- **EXERCISE DIRECTIONS**
Identify each line holding the string "chart" and copy it.

= = = =

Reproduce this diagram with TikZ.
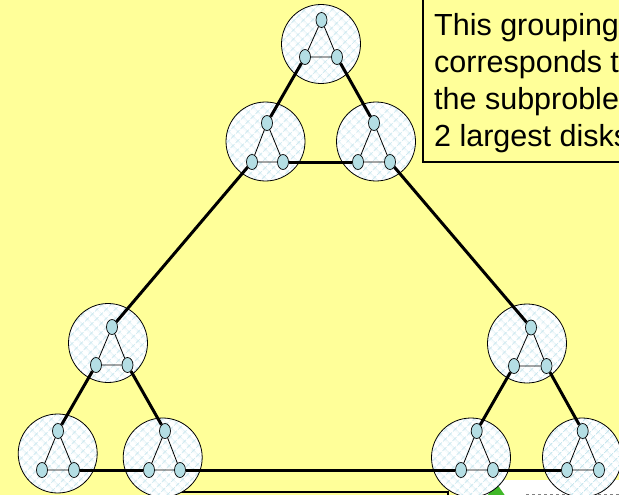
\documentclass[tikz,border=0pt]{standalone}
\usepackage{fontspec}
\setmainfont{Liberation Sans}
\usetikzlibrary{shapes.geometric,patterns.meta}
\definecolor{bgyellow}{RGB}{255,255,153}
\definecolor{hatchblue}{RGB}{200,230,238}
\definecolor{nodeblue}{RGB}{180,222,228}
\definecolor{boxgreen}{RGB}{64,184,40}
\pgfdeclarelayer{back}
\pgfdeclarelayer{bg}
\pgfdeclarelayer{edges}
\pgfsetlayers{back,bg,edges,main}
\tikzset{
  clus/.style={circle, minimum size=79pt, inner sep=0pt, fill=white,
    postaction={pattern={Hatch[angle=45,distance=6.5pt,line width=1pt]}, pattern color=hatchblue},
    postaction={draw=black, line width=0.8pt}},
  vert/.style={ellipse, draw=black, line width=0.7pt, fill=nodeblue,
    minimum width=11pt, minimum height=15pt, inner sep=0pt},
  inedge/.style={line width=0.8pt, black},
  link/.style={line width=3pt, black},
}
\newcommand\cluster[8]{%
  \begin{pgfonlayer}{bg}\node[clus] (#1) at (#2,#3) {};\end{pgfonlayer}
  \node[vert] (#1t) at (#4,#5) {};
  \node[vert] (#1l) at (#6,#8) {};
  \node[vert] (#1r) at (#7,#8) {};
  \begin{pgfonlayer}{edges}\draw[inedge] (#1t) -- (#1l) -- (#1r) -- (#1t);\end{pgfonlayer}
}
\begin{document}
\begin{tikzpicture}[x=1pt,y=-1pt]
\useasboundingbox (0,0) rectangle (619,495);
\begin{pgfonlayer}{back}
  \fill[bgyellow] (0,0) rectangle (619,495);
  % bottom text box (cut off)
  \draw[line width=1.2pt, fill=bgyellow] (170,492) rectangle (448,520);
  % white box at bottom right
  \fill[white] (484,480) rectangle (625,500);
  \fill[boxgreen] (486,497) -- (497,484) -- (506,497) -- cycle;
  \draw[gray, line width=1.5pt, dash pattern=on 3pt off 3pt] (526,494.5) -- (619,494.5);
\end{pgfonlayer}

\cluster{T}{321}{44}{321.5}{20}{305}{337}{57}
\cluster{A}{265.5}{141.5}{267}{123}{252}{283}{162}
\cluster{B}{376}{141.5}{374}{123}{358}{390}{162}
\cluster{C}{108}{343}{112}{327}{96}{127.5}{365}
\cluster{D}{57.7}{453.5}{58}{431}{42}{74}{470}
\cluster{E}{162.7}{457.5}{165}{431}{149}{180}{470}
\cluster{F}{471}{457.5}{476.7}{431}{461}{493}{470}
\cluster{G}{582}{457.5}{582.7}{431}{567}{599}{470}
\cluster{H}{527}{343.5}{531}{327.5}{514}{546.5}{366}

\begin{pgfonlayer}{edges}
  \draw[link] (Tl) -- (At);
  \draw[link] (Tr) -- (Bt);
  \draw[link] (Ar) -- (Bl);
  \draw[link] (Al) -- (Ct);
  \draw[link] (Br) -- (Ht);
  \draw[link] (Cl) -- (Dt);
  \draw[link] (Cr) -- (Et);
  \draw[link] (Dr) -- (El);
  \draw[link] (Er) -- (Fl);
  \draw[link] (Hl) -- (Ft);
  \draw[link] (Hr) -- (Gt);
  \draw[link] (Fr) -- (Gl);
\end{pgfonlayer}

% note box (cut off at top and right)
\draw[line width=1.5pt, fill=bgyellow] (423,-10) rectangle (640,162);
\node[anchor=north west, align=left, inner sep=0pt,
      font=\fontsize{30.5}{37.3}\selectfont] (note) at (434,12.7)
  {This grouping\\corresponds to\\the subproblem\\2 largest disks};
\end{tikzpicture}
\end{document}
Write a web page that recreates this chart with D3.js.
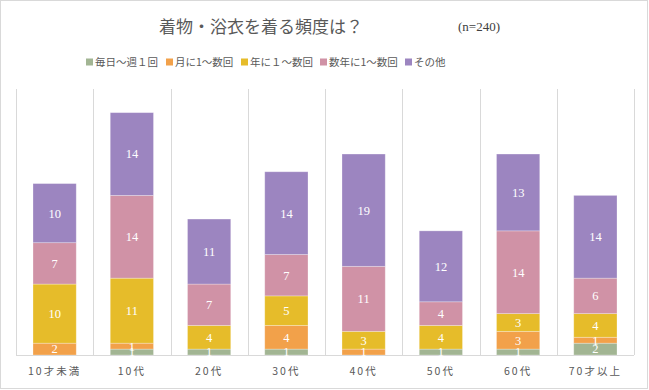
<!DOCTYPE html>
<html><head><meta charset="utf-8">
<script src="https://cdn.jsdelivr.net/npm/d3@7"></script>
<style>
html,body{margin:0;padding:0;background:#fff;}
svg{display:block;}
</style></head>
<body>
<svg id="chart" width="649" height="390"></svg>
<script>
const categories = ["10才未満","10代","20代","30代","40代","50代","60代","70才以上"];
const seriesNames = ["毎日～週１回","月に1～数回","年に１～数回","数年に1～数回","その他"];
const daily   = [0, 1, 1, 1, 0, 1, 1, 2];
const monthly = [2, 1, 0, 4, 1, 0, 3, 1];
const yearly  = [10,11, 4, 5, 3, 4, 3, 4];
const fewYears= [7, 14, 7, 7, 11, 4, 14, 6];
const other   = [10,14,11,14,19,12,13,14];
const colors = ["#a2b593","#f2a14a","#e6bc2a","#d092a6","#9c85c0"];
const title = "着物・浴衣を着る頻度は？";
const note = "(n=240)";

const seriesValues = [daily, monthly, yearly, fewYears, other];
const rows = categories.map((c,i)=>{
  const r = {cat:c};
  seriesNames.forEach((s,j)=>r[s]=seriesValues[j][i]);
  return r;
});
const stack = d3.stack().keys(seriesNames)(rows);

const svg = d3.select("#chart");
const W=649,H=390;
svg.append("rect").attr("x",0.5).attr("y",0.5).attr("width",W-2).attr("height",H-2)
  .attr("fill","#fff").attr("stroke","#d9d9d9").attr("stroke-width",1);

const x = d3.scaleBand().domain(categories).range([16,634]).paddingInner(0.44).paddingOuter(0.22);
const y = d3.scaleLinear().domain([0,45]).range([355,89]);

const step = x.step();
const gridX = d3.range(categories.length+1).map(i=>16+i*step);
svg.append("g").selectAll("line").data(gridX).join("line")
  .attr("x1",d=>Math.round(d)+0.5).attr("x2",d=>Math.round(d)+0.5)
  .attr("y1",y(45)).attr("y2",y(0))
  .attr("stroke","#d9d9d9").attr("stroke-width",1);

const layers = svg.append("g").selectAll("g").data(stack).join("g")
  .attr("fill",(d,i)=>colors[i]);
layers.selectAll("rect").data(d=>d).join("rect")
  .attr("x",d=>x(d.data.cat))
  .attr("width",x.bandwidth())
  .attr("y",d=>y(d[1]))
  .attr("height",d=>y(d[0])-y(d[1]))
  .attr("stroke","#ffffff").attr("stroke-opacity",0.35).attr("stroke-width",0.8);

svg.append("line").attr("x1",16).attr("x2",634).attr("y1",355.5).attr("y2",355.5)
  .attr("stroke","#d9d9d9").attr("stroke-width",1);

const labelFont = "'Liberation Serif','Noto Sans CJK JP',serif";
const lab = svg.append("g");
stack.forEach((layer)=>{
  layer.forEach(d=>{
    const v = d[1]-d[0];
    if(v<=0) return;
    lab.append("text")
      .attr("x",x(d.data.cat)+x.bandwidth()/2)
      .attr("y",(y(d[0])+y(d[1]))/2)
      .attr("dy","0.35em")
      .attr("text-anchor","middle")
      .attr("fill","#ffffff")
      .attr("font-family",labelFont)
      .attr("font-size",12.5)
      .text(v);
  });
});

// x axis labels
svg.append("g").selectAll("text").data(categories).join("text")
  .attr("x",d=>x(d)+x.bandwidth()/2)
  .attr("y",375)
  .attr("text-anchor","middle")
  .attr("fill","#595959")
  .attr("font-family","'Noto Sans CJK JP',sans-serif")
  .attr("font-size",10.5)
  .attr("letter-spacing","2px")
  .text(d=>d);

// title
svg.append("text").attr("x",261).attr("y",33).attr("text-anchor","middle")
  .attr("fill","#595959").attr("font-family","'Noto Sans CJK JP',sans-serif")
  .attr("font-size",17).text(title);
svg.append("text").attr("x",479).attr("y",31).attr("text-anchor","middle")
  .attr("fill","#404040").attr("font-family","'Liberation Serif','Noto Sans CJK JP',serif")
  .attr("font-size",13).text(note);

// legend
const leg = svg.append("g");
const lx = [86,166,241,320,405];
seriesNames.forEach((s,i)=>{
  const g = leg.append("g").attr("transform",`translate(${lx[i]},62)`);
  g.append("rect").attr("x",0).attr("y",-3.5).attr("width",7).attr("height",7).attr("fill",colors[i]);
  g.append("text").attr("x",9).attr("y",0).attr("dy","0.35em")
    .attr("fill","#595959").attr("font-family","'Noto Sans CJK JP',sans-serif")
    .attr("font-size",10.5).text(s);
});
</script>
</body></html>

= = = =

- **OUTPUT**
Write a web page that recreates this chart with D3.js.
<svg id="chart" width="649" height="390"></svg>
const svg = d3.select("#chart");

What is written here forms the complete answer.